Rassismus-Debatte Heidelberg

Wie Familie Mohr mit der Diskussion umgeht

Die Mohrs aus Ziegelhausen sehen die Diskussion kritisch - Unternehmen heißen schon lange so

20.07.2020 UPDATE: 21.07.2020 06:00 Uhr 1 Minute, 34 Sekunden

Siegfried Mohr, der Reise-Unternehmer, und Thomas, Tom und Michael Mohr vom Baustoff-Geschäft. Foto: Welker

Von Thomas Seiler

Heidelberg-Ziegelhausen. "Die Kirche doch im Dorf lassen und auch kein unnötiges Fass aufmachen", meint der aus Ziegelhausen stammende und in Neuenheim und Handschuhsheim wirkende Pfarrer Josef Mohr. Er wünscht sich ein Ende der aus Sicht von Siegfried Mohr und seinen beiden Cousins Thomas und Michael entstandenen "unsäglichen Debatte", die der Student Maurice Ehinlanwo mit seiner Strafanzeige gegen das Gasthaus "zum Mohren" hervorgerufen hat. Das Wort "Mohr" stelle, so Student, eine pauschale Beleidigung für Schwarze dar.

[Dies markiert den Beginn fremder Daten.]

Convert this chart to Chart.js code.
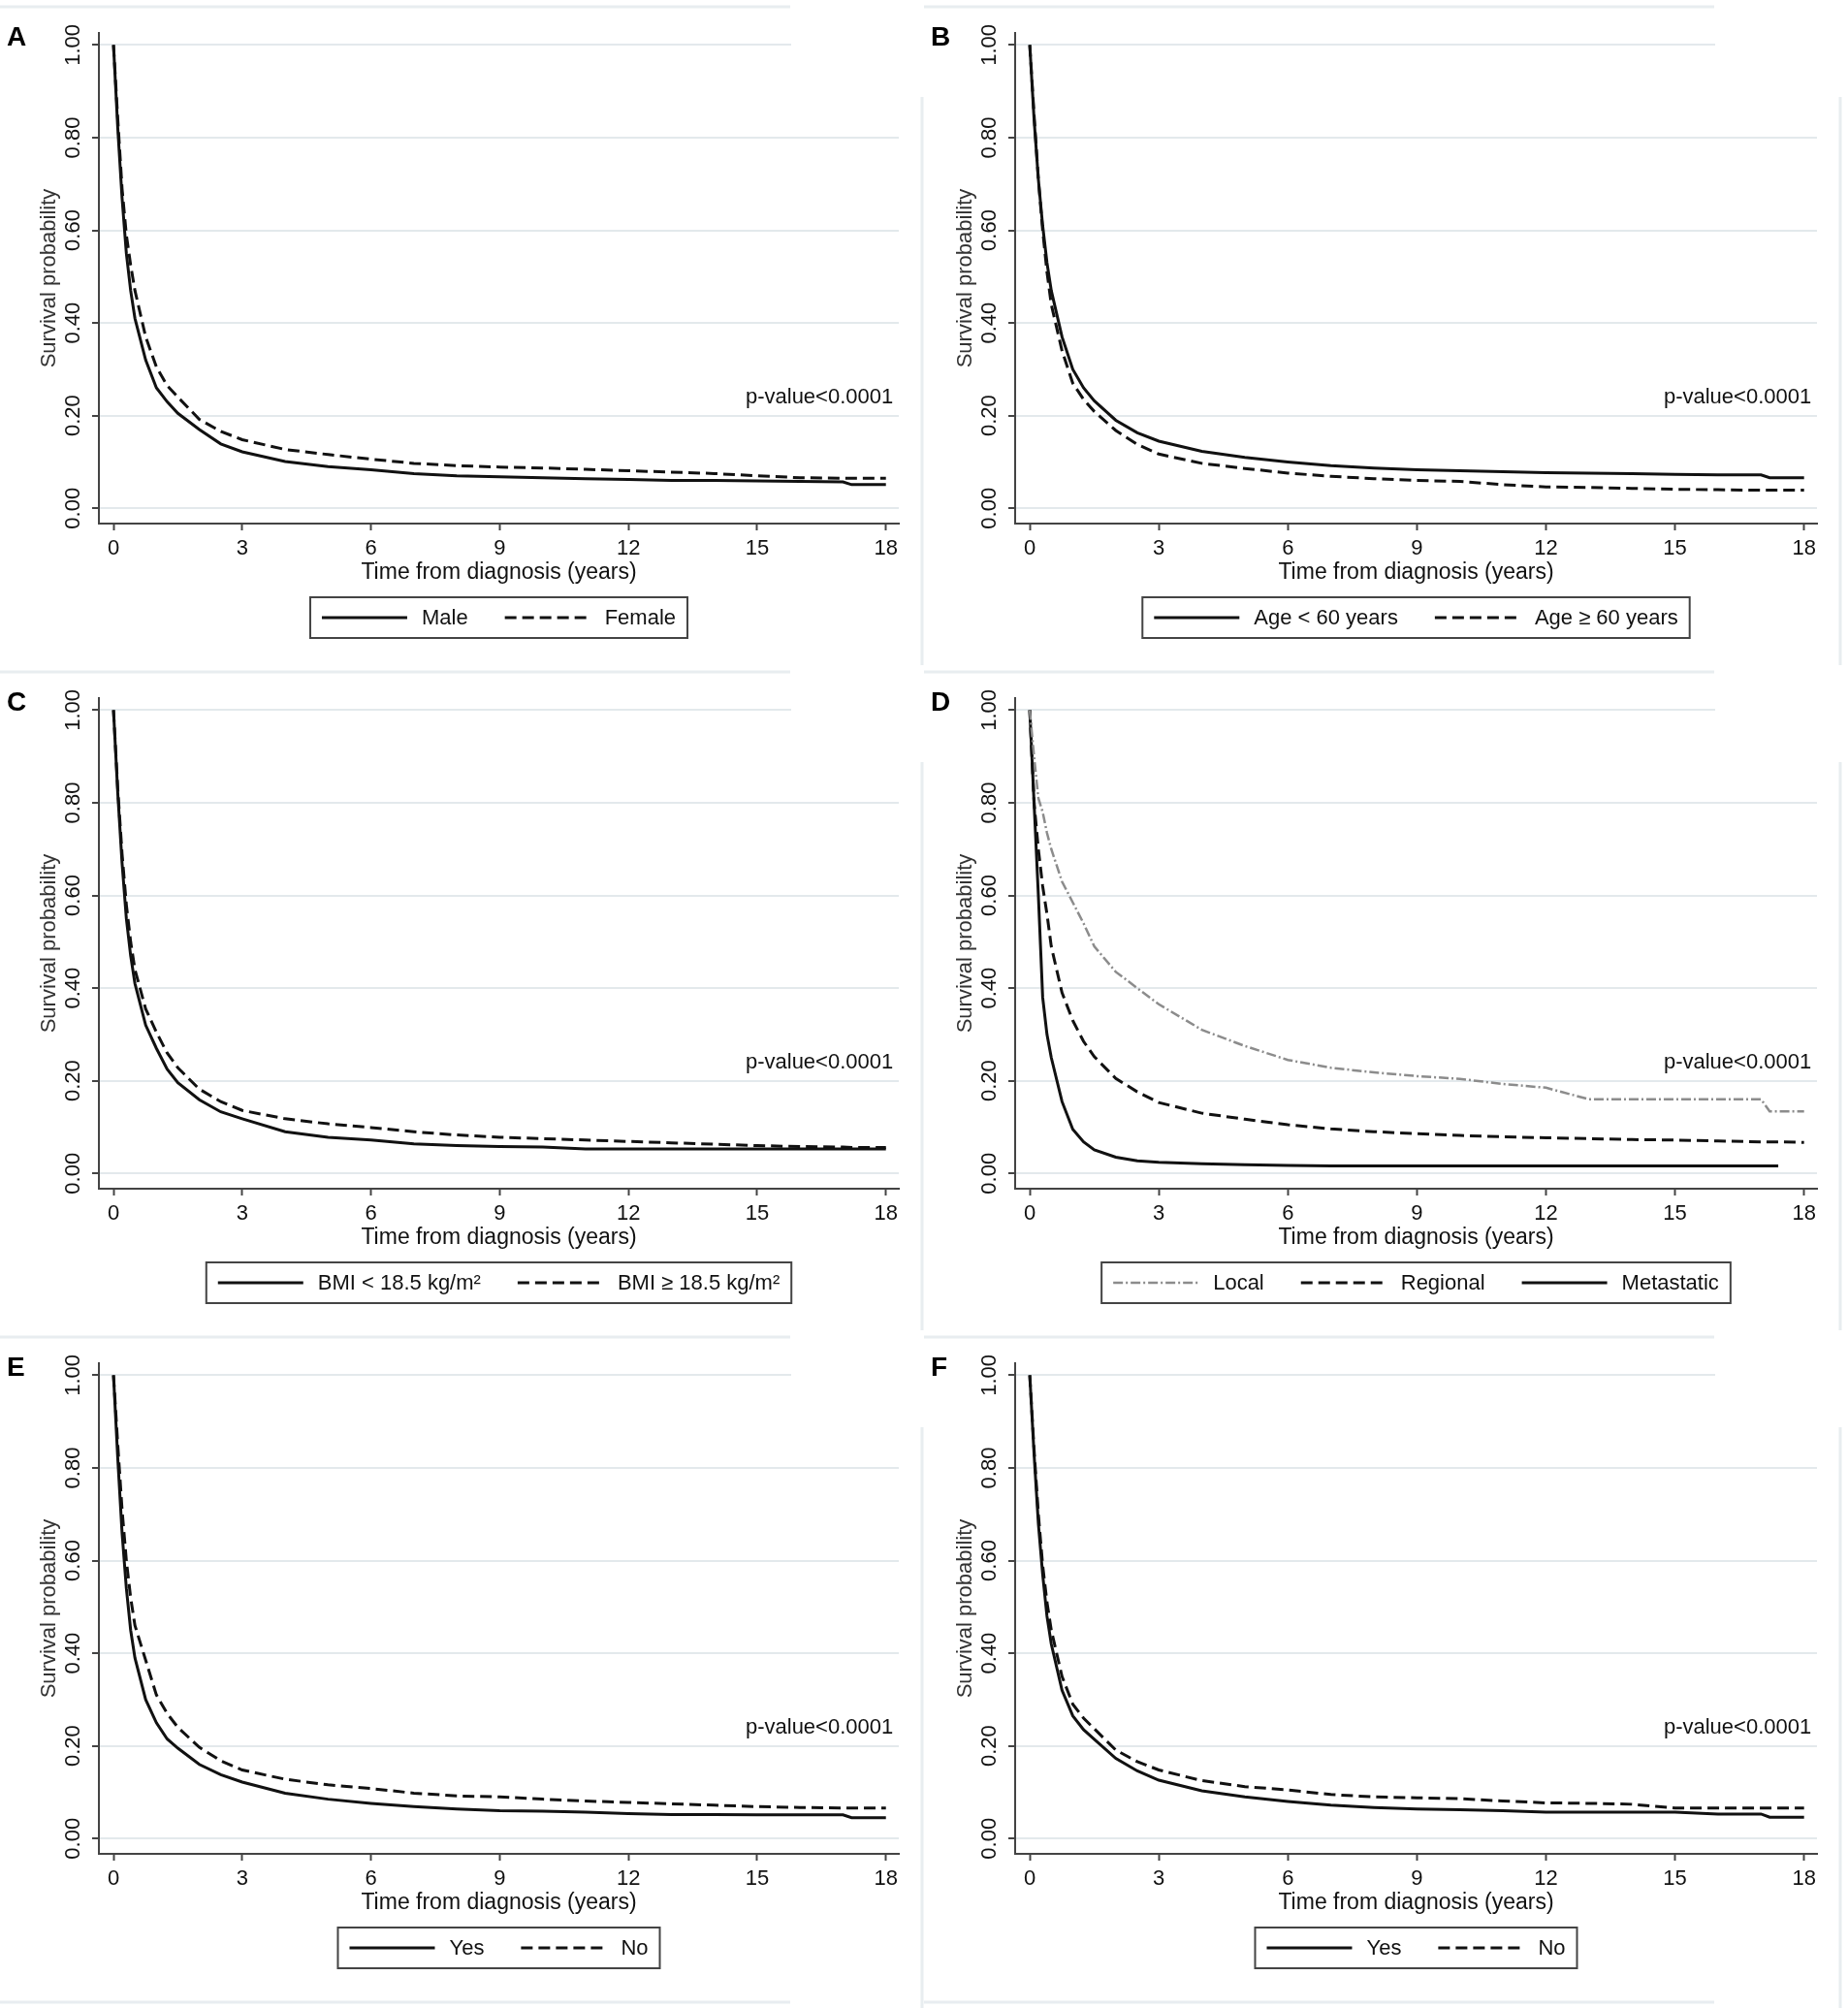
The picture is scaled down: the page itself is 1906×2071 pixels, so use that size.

"Ich bin auch ein Mohr, und zwar schon von meiner Geburt an", geht Siegfried Mohr, Geschäftsführer des Traditionsunternehmens "Mohr-Reisen", in die Offensive. Seine Vorfahren kamen als Brüderpaar 1786 aus dem Passeier Tal in Südtirol und Trient. Die beiden arbeiteten dann als Steinmetze beim Bau der Alten Brücke mit, wie einst seine Tante recherchierte, und sie "verloren danach ihr Herz in Heidelberg".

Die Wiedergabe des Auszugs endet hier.